ASCII art text spells words using ordinary characters arranged into the shape of large letters. It is a classic way to add a header to a README, a login banner to a terminal, or a bit of flair to a chat message. This tool maps each character to a small built-in font where every glyph is the same number of rows tall, then stitches the rows together so the letters appear side by side.

How it works

Each supported character is stored as a fixed list of text rows — for example five rows for the letter shapes. To render a word, the tool walks the characters left to right and appends each glyph’s row to the matching output row:

row[0] = A.row0 + B.row0 + C.row0 + ...
row[1] = A.row1 + B.row1 + C.row1 + ...

A space is inserted between glyphs so neighbouring letters do not touch.
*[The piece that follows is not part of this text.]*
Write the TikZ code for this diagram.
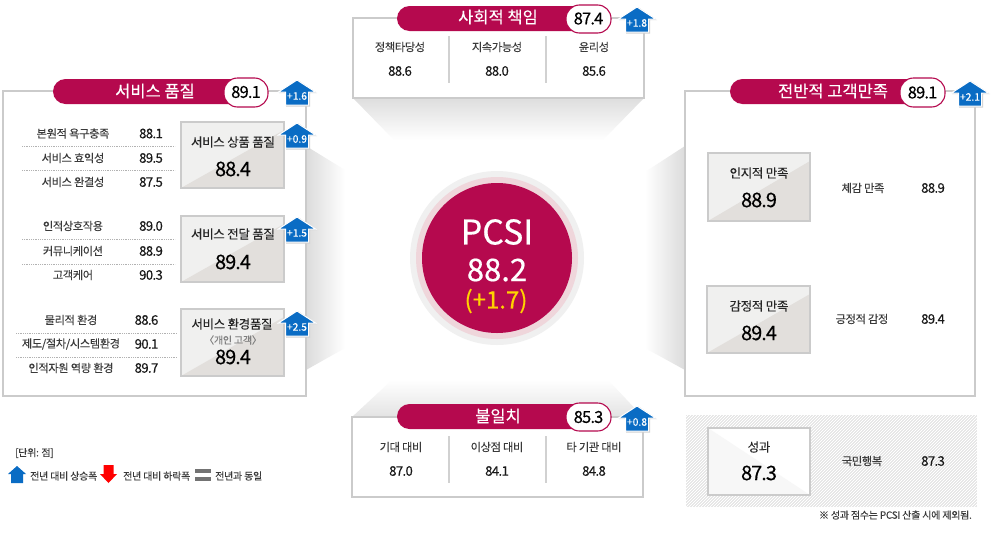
\documentclass[tikz,border=0pt]{standalone}
\usepackage{fontspec}
\setmainfont[FakeBold=0.2]{Noto Sans CJK KR}
\newfontfamily\numf[LetterSpace=-5,FakeBold=0.3]{Noto Sans CJK KR}
\newfontfamily\lblf[LetterSpace=-3,FakeBold=0.12]{Noto Sans CJK KR}
\newfontfamily\bigf[FakeBold=0.5]{Noto Sans CJK KR}
\definecolor{crim}{HTML}{B5094E}
\definecolor{edgeg}{HTML}{CBCBCB}
\definecolor{txt}{HTML}{3A3A3A}
\definecolor{arrblue}{HTML}{0A6CC4}
\definecolor{boxa}{HTML}{F0F0EF}
\definecolor{boxb}{HTML}{E2DFDC}
\definecolor{ringp}{HTML}{EFD6DB}
\tikzset{
  panel/.style={draw=edgeg,line width=1.2pt,fill=white},
  band/.style={fill=crim,rounded corners=12.5pt},
  pillbox/.style={draw=crim,line width=1.1pt,fill=white,rounded corners=13.5pt},
  title/.style={text=white,inner sep=0pt,font=\fontsize{16.5}{18}\selectfont},
  pillnum/.style={text=black,inner sep=0pt,font=\numf\fontsize{16.5}{17}\selectfont},
  lbl/.style={text=txt,inner sep=0pt,font=\lblf\fontsize{11.2}{13}\selectfont},
  val/.style={text=black!90,inner sep=0pt,font=\numf\fontsize{13.2}{14}\selectfont},
  boxt/.style={text=black!85,inner sep=0pt,font=\lblf\fontsize{12.5}{14}\selectfont},
  boxv/.style={text=black,inner sep=0pt,font=\numf\fontsize{20}{22}\selectfont},
  dotl/.style={draw=black!30,line width=.8pt,densely dotted},
  divl/.style={draw=black!18,line width=1.2pt},
  arrt/.style={text=white,inner sep=0pt,font=\fontsize{10.3}{12}\selectfont},
  legt/.style={text=txt,inner sep=0pt,anchor=west,font=\lblf\fontsize{10}{12}\selectfont},
}
% up arrow: name, centre x, top y, label
\newcommand{\uparr}[4]{%
  \fill[black!18] (#2+1,#3) -- (#2+20,#3+13) -- (#2+13,#3+13) -- (#2+13,#3+26.5) -- (#2-11,#3+26.5) -- (#2-11,#3+13) -- (#2-18,#3+13) -- cycle;
  \draw[white,line width=1pt,fill=arrblue,line join=miter] (#2,#3) -- (#2+18.5,#3+12) -- (#2+11.5,#3+12) -- (#2+11.5,#3+25) -- (#2-11.5,#3+25) -- (#2-11.5,#3+12) -- (#2-18.5,#3+12) -- cycle;
  \node[arrt] (#1) at (#2,#3+16) {#4};}
% box with diagonal: name, x1,y1,x2,y2
\newcommand{\subbox}[5]{%
  \fill[fill=boxa] (#2,#3) rectangle (#4,#5);
  \fill[fill=boxb] (#2,#5) -- (#4,#3+8) -- (#4,#5) -- cycle;
  \draw[edgeg,line width=1.2pt] (#2,#3) rectangle (#4,#5);
  \coordinate (#1) at ({(#2+#4)/2},{(#3+#5)/2});}
\begin{document}
\begin{tikzpicture}[x=1pt,y=-1pt]
\useasboundingbox (0,0) rectangle (1000,533);
\fill[white] (0,0) rectangle (1000,533);
% soft wedges
\shade[top color=black!13,bottom color=white] (353,98) -- (644,98) -- (603,140) -- (394,140) -- cycle;
\shade[bottom color=black!11,top color=white] (352,417) -- (643,417) -- (608,380) -- (392,380) -- cycle;
\shade[left color=black!14,right color=white] (306,146) -- (345,170) -- (345,348) -- (306,370) -- cycle;
\shade[right color=black!14,left color=white] (685,146) -- (645,172) -- (645,348) -- (685,370) -- cycle;
% panels
\draw[panel] (3,91) rectangle (306,396);
\draw[panel] (353,18) rectangle (644,98);
\draw[panel] (352,417) rectangle (643,497);
\draw[panel] (685,91) rectangle (975,396);
% hatched
\begin{scope}
\clip (686,415) rectangle (977,507);
\fill[black!12] (686,415) rectangle (977,507);
\foreach \i in {-99,-96,...,300} \draw[white,line width=.9pt] (680+\i,510) -- (680+\i+100,410);
\end{scope}
% circle
\fill[black!6] (497,258) circle (87);
\fill[ringp] (497,258) circle (81);
\fill[crim] (497,258) circle (75);
\node[inner sep=0pt,text=white,font=\bigf\fontsize{34}{36}\selectfont] (pcsi) at (497,232) {PCSI};
\node[inner sep=0pt,text=white,font=\bigf\fontsize{31}{33}\selectfont] (pcsiv) at (497,270) {88.2};
\node[inner sep=0pt,text={rgb,255:red,255;green,210;blue,0},font=\bigf\fontsize{24}{26}\selectfont] (pcsid) at (496,301) {(+1.7)};
% left panel
\fill[band] (53,79) rectangle (268,104);
\draw[pillbox] (224,78) rectangle (268,107);
\node[title] (t1) at (155,91) {서비스 품질};
\node[pillnum] (p1) at (246,92) {89.1};
\foreach \n/\y/\a/\b in {a/133.5/본원적 욕구충족/88.1,b/158/서비스 효익성/89.5,c/182/서비스 완결성/87.5,d/226/인적상호작용/89.0,e/251/커뮤니케이션/88.9,f/275/고객케어/90.3}{
  \node[lbl] (l\n) at (73,\y) {\a};
  \node[val] (v\n) at (151,\y) {\b};
}
\foreach \n/\y/\a/\b in {g/320/{물리적 환경}/88.6,h/344/{제도/절차/시스템환경}/90.1,i/368/{인적자원 역량 환경}/89.7}{
  \node[lbl] (l\n) at (71,\y) {\a};
  \node[val] (v\n) at (146.5,\y) {\b};
}
\foreach \y in {146,170,239,264} \draw[dotl] (22,\y) -- (175,\y);
\foreach \y in {333,357} \draw[dotl] (16,\y) -- (177,\y);
\subbox{s1}{181}{122}{284}{188}
\subbox{s2}{181}{216}{284}{282}
\subbox{s3}{181}{309}{284}{376}
\node[boxt] (s1t) at (233,142) {서비스 상품 품질};
\node[boxv] (s1v) at (233,169) {88.4};
\node[boxt] (s2t) at (233,234) {서비스 전달 품질};
\node[boxv] (s2v) at (233,262) {89.4};
\node[boxt] (s3t) at (232,324) {서비스 환경품질};
\node[inner sep=0pt,text=black!50,font=\lblf\fontsize{10}{12}\selectfont] (s3n) at (233,340) {〈개인 고객〉};
\node[boxv] (s3v) at (233,357) {89.4};
\uparr{a1}{297}{80}{+1.6}
\uparr{a2}{297}{123}{+0.9}
\uparr{a3}{297}{217}{+1.5}
\uparr{a4}{297}{311}{+2.5}
% top panel
\fill[band] (397,6) rectangle (611,31);
\draw[pillbox] (566,5) rectangle (611,33);
\node[title] (t2) at (498,17) {사회적 책임};
\node[pillnum] (p2) at (588.5,18.5) {87.4};
\foreach \x in {449,546} \draw[divl] (\x,36) -- (\x,83);
\foreach \n/\x/\a/\b in {a/400/정책타당성/88.6,b/497/지속가능성/88.0,c/594/윤리성/85.6}{
  \node[lbl] (tl\n) at (\x,47) {\a};
  \node[val] (tv\n) at (\x,71) {\b};
}
\uparr{a5}{637}{7}{+1.8}
% bottom panel
\fill[band] (397,404) rectangle (611,429);
\draw[pillbox] (566,403) rectangle (611,431);
\node[title] (t3) at (498,416) {불일치};
\node[pillnum] (p3) at (588.5,417) {85.3};
\foreach \x in {449,546} \draw[divl] (\x,436) -- (\x,483);
\foreach \n/\x/\a/\b in {a/401/기대 대비/87.0,b/497/이상점 대비/84.1,c/594/타 기관 대비/84.8}{
  \node[lbl] (bl\n) at (\x,447) {\a};
  \node[val] (bv\n) at (\x,471) {\b};
}
\uparr{a6}{637}{406}{+0.8}
% right panel
\fill[band] (730,79) rectangle (943,104);
\draw[pillbox] (900,78) rectangle (945,107);
\node[title] (t4) at (833,91) {전반적 고객만족};
\node[pillnum] (p4) at (922.5,92.5) {89.1};
\uparr{a7}{970}{81}{+2.1}
\subbox{r1}{708}{153}{810}{221}
\subbox{r2}{707}{286}{810}{353}
\node[boxt] (r1t) at (759,173) {인지적 만족};
\node[boxv] (r1v) at (759,200) {88.9};
\node[boxt] (r2t) at (759,306) {감정적 만족};
\node[boxv] (r2v) at (759,333) {89.4};
\node[lbl] (r1l) at (863,188) {체감 만족};
\node[val] (r1n) at (933,188) {88.9};
\node[lbl] (r2l) at (862,319) {긍정적 감정};
\node[val] (r2n) at (933,319) {89.4};
% outcome
\fill[white] (708,428) rectangle (810,495);
\fill[black!3] (708,428) -- (810,495) -- (708,495) -- cycle;
\draw[edgeg,line width=1.2pt] (708,428) rectangle (810,495);
\node[boxt] (r3t) at (759,447) {성과};
\node[boxv] (r3v) at (759,473) {87.3};
\node[lbl] (r3l) at (862,461) {국민행복};
\node[val] (r3n) at (933,461) {87.3};
\node[lbl,anchor=east,font=\lblf\fontsize{10}{12}\selectfont] (note) at (972,515) {※ 성과 점수는 PCSI 산출 시에 제외됨.};
% legend
\node[legt] (unit) at (15,453) {[단위: 점]};
\fill[arrblue] (17,466) -- (26,474) -- (23,474) -- (23,483) -- (11,483) -- (11,474) -- (8,474) -- cycle;
\node[legt] (l1) at (30,476) {전년 대비 상승폭};
\fill[red] (108.5,483) -- (117,474) -- (113.5,474) -- (113.5,465) -- (103.5,465) -- (103.5,474) -- (100,474) -- cycle;
\node[legt] (l2) at (123,476) {전년 대비 하락폭};
\fill[black!55] (195,469) rectangle (211,473);
\fill[black!55] (195,477) rectangle (211,481);
\node[legt] (l3) at (215,476) {전년과 동일};
\end{tikzpicture}
\end{document}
The finished rows are joined with newlines. Because every glyph has the same height, the columns stay aligned — provided you display the result in a monospace font.

Tips and example

Keep words short; very long inputs produce art too wide for most terminals. Wrap the output in a fenced code block in Markdown so platforms render it in a fixed-width font and preserve the alignment. If a character vanishes from the output, it simply is not in the built-in font (only A–Z and 0–9 are covered). For a taller, bolder look, the companion ASCII Banner Generator uses a 7-row #-based font instead.